- Supreme Court of the United States

Argued January 13, 1993 Decided June 18, 1993
- Full case name: Donald L. Helling, et al., Petitioners v. William McKinney.
- Citations: 509 U.S. 25 (more) 113 S.Ct. 2475, 125 L.Ed.2d 22
- Argument: Oral argument

Case history
- Prior: 959 F. 2d 853 (CA9 1992)

Holding
- Imprisoned people do not need to be actively experiencing injuries from their confinement conditions before challenging them as cruel and unusual punishment.

Court membership
- Chief Justice William Rehnquist Associate Justices Byron White · Harry Blackmun John P. Stevens · Sandra Day O'Connor Antonin Scalia · Anthony Kennedy David Souter · Clarence Thomas

Case opinions
- Majority: White, joined by Rehnquist, Blackmun, Stevens, O'Connor, Kennedy, Souter
- Dissent: Thomas, joined by Scalia

Laws applied
- Amendment VIII

= Helling v.

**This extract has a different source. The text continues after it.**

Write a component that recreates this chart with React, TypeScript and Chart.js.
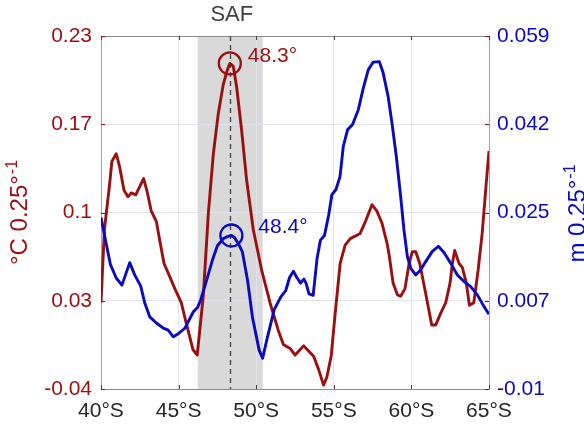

McKinney =

Helling v. McKinney, , was a case in which the Supreme Court of the United States held that imprisoned people do not need to be actively experiencing injuries from their confinement conditions before challenging them as cruel and unusual punishment.

==Description==
In this case, an imprisoned person alleged that prison officials had acted with "deliberate indifference" to the potential negative health effects of environmental tobacco smoke by allowing smoking in the prison. The court decided in his favor, saying he had stated a valid claim under the Eighth Amendment to the United States Constitution. The court rejected the argument by the prison officials that the "deliberate indifference" standard, which the Court had originally articulated in Estelle v. Gamble, only applied to the current health needs of prisoners, rather than risks to their future health.